▶ _DIRECTIONS_
Every line of the material is to be quoted verbatim, minus the pictures.

▶ _INFORMATION SHOWN_
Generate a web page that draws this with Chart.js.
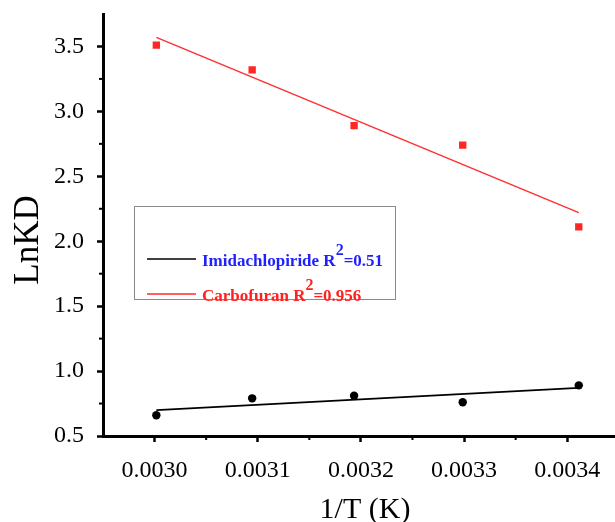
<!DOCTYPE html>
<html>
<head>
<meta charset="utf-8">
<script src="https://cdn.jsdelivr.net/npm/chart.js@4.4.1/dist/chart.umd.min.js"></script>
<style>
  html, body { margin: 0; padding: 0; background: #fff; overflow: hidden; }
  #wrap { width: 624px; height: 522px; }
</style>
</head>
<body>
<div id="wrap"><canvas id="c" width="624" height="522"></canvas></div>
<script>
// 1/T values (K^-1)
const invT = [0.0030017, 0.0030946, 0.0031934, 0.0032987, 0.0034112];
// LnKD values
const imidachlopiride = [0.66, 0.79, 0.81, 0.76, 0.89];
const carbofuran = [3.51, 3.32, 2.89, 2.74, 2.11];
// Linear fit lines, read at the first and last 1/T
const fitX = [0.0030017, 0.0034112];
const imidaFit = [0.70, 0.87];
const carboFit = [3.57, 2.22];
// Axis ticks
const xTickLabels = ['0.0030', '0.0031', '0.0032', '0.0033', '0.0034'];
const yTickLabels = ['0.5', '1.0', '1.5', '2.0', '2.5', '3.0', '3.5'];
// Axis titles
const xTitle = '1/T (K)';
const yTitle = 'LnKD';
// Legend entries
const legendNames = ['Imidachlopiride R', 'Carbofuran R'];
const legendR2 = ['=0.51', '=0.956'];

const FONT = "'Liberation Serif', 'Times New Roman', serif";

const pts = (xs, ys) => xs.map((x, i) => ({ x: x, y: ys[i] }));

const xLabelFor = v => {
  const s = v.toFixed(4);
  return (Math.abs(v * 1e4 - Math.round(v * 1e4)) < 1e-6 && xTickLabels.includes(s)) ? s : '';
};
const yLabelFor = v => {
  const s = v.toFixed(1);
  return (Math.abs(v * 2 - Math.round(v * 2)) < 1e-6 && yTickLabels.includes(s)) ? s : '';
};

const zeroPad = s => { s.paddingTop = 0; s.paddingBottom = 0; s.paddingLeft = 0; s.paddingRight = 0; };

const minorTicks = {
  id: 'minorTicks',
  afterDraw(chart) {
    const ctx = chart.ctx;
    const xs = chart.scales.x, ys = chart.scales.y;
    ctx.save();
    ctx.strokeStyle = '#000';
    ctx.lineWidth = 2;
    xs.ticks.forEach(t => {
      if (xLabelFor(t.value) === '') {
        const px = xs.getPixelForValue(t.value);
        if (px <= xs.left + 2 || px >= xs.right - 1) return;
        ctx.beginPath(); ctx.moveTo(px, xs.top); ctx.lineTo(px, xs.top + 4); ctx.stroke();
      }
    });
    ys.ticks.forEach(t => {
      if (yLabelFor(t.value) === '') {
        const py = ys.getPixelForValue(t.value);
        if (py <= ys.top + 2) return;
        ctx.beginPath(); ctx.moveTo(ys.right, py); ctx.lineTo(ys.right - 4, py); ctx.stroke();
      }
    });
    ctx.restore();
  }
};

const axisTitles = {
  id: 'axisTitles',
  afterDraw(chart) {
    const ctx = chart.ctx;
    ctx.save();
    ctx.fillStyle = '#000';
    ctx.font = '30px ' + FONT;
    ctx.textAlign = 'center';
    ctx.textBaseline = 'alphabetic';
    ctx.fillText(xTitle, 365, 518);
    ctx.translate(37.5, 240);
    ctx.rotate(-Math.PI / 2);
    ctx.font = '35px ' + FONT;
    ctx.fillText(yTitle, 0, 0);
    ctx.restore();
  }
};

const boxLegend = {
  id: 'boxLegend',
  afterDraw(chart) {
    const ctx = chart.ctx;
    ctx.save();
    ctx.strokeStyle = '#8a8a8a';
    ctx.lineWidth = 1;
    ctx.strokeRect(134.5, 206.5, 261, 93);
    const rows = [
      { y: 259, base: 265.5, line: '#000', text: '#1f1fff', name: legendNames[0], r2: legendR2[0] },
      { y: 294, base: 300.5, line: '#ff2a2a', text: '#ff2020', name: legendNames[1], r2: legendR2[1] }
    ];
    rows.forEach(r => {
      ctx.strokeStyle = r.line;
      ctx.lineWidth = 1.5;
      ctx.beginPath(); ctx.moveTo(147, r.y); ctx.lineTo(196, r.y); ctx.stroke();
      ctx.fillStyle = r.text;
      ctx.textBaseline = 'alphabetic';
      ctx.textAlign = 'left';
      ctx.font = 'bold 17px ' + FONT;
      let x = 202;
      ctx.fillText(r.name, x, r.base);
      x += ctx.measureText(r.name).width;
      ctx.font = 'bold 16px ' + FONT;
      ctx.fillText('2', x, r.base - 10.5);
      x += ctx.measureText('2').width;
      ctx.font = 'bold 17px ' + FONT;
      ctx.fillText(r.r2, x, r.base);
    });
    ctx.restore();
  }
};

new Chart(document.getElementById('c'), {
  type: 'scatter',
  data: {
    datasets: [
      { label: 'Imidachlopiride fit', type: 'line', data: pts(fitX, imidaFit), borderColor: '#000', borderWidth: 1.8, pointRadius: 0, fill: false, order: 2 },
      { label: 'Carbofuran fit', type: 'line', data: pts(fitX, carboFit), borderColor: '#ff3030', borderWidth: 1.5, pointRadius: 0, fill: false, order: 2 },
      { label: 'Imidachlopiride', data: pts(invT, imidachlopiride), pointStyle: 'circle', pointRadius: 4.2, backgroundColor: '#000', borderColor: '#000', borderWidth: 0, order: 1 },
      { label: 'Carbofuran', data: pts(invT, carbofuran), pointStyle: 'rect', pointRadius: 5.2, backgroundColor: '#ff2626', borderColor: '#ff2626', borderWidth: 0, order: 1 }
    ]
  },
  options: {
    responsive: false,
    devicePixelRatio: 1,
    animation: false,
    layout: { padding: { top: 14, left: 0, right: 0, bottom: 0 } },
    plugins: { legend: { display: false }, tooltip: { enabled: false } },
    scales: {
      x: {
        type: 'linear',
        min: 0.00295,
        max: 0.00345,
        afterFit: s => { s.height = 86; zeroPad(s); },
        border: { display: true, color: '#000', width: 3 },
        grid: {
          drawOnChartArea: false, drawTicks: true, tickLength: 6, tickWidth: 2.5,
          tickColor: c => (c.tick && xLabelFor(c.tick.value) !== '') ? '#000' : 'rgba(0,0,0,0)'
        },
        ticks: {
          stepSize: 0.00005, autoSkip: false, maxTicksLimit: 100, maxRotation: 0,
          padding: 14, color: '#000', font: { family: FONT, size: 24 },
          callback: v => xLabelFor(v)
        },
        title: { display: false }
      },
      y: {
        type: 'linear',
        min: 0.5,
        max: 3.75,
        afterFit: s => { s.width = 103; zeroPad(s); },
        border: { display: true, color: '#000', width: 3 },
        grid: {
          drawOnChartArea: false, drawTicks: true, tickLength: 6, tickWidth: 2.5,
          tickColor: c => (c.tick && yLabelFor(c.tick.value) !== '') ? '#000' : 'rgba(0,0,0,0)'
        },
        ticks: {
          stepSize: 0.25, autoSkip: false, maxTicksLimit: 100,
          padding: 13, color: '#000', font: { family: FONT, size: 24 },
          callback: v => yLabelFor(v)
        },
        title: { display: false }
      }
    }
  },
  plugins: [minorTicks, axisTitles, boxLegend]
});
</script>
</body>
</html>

▶ _SOLUTION TO THIS EXERCISE_
Generate a web page that draws this with Chart.js.
<!DOCTYPE html>
<html>
<head>
<meta charset="utf-8">
<script src="https://cdn.jsdelivr.net/npm/chart.js@4.4.1/dist/chart.umd.min.js"></script>
<style>
  html, body { margin: 0; padding: 0; background: #fff; overflow: hidden; }
  #wrap { width: 624px; height: 522px; }
</style>
</head>
<body>
<div id="wrap"><canvas id="c" width="624" height="522"></canvas></div>
<script>
// 1/T values (K^-1)
const invT = [0.0030017, 0.0030946, 0.0031934, 0.0032987, 0.0034112];
// LnKD values
const imidachlopiride = [0.66, 0.79, 0.81, 0.76, 0.89];
const carbofuran = [3.51, 3.32, 2.89, 2.74, 2.11];
// Linear fit lines, read at the first and last 1/T
const fitX = [0.0030017, 0.0034112];
const imidaFit = [0.70, 0.87];
const carboFit = [3.57, 2.22];
// Axis ticks
const xTickLabels = ['0.0030', '0.0031', '0.0032', '0.0033', '0.0034'];
const yTickLabels = ['0.5', '1.0', '1.5', '2.0', '2.5', '3.0', '3.5'];
// Axis titles
const xTitle = '1/T (K)';
const yTitle = 'LnKD';
// Legend entries
const legendNames = ['Imidachlopiride R', 'Carbofuran R'];
const legendR2 = ['=0.51', '=0.956'];

const FONT = "'Liberation Serif', 'Times New Roman', serif";

const pts = (xs, ys) => xs.map((x, i) => ({ x: x, y: ys[i] }));

const xLabelFor = v => {
  const s = v.toFixed(4);
  return (Math.abs(v * 1e4 - Math.round(v * 1e4)) < 1e-6 && xTickLabels.includes(s)) ? s : '';
};
const yLabelFor = v => {
  const s = v.toFixed(1);
  return (Math.abs(v * 2 - Math.round(v * 2)) < 1e-6 && yTickLabels.includes(s)) ? s : '';
};

const zeroPad = s => { s.paddingTop = 0; s.paddingBottom = 0; s.paddingLeft = 0; s.paddingRight = 0; };

const minorTicks = {
  id: 'minorTicks',
  afterDraw(chart) {
    const ctx = chart.ctx;
    const xs = chart.scales.x, ys = chart.scales.y;
    ctx.save();
    ctx.strokeStyle = '#000';
    ctx.lineWidth = 2;
    xs.ticks.forEach(t => {
      if (xLabelFor(t.value) === '') {
        const px = xs.getPixelForValue(t.value);
        if (px <= xs.left + 2 || px >= xs.right - 1) return;
        ctx.beginPath(); ctx.moveTo(px, xs.top); ctx.lineTo(px, xs.top + 4); ctx.stroke();
      }
    });
    ys.ticks.forEach(t => {
      if (yLabelFor(t.value) === '') {
        const py = ys.getPixelForValue(t.value);
        if (py <= ys.top + 2) return;
        ctx.beginPath(); ctx.moveTo(ys.right, py); ctx.lineTo(ys.right - 4, py); ctx.stroke();
      }
    });
    ctx.restore();
  }
};

const axisTitles = {
  id: 'axisTitles',
  afterDraw(chart) {
    const ctx = chart.ctx;
    ctx.save();
    ctx.fillStyle = '#000';
    ctx.font = '30px ' + FONT;
    ctx.textAlign = 'center';
    ctx.textBaseline = 'alphabetic';
    ctx.fillText(xTitle, 365, 518);
    ctx.translate(37.5, 240);
    ctx.rotate(-Math.PI / 2);
    ctx.font = '35px ' + FONT;
    ctx.fillText(yTitle, 0, 0);
    ctx.restore();
  }
};

const boxLegend = {
  id: 'boxLegend',
  afterDraw(chart) {
    const ctx = chart.ctx;
    ctx.save();
    ctx.strokeStyle = '#8a8a8a';
    ctx.lineWidth = 1;
    ctx.strokeRect(134.5, 206.5, 261, 93);
    const rows = [
      { y: 259, base: 265.5, line: '#000', text: '#1f1fff', name: legendNames[0], r2: legendR2[0] },
      { y: 294, base: 300.5, line: '#ff2a2a', text: '#ff2020', name: legendNames[1], r2: legendR2[1] }
    ];
    rows.forEach(r => {
      ctx.strokeStyle = r.line;
      ctx.lineWidth = 1.5;
      ctx.beginPath(); ctx.moveTo(147, r.y); ctx.lineTo(196, r.y); ctx.stroke();
      ctx.fillStyle = r.text;
      ctx.textBaseline = 'alphabetic';
      ctx.textAlign = 'left';
      ctx.font = 'bold 17px ' + FONT;
      let x = 202;
      ctx.fillText(r.name, x, r.base);
      x += ctx.measureText(r.name).width;
      ctx.font = 'bold 16px ' + FONT;
      ctx.fillText('2', x, r.base - 10.5);
      x += ctx.measureText('2').width;
      ctx.font = 'bold 17px ' + FONT;
      ctx.fillText(r.r2, x, r.base);
    });
    ctx.restore();
  }
};

new Chart(document.getElementById('c'), {
  type: 'scatter',
  data: {
    datasets: [
      { label: 'Imidachlopiride fit', type: 'line', data: pts(fitX, imidaFit), borderColor: '#000', borderWidth: 1.8, pointRadius: 0, fill: false, order: 2 },
      { label: 'Carbofuran fit', type: 'line', data: pts(fitX, carboFit), borderColor: '#ff3030', borderWidth: 1.5, pointRadius: 0, fill: false, order: 2 },
      { label: 'Imidachlopiride', data: pts(invT, imidachlopiride), pointStyle: 'circle', pointRadius: 4.2, backgroundColor: '#000', borderColor: '#000', borderWidth: 0, order: 1 },
      { label: 'Carbofuran', data: pts(invT, carbofuran), pointStyle: 'rect', pointRadius: 5.2, backgroundColor: '#ff2626', borderColor: '#ff2626', borderWidth: 0, order: 1 }
    ]
  },
  options: {
    responsive: false,
    devicePixelRatio: 1,
    animation: false,
    layout: { padding: { top: 14, left: 0, right: 0, bottom: 0 } },
    plugins: { legend: { display: false }, tooltip: { enabled: false } },
    scales: {
      x: {
        type: 'linear',
        min: 0.00295,
        max: 0.00345,
        afterFit: s => { s.height = 86; zeroPad(s); },
        border: { display: true, color: '#000', width: 3 },
        grid: {
          drawOnChartArea: false, drawTicks: true, tickLength: 6, tickWidth: 2.5,
          tickColor: c => (c.tick && xLabelFor(c.tick.value) !== '') ? '#000' : 'rgba(0,0,0,0)'
        },
        ticks: {
          stepSize: 0.00005, autoSkip: false, maxTicksLimit: 100, maxRotation: 0,
          padding: 14, color: '#000', font: { family: FONT, size: 24 },
          callback: v => xLabelFor(v)
        },
        title: { display: false }
      },
      y: {
        type: 'linear',
        min: 0.5,
        max: 3.75,
        afterFit: s => { s.width = 103; zeroPad(s); },
        border: { display: true, color: '#000', width: 3 },
        grid: {
          drawOnChartArea: false, drawTicks: true, tickLength: 6, tickWidth: 2.5,
          tickColor: c => (c.tick && yLabelFor(c.tick.value) !== '') ? '#000' : 'rgba(0,0,0,0)'
        },
        ticks: {
          stepSize: 0.25, autoSkip: false, maxTicksLimit: 100,
          padding: 13, color: '#000', font: { family: FONT, size: 24 },
          callback: v => yLabelFor(v)
        },
        title: { display: false }
      }
    }
  },
  plugins: [minorTicks, axisTitles, boxLegend]
});
</script>
</body>
</html>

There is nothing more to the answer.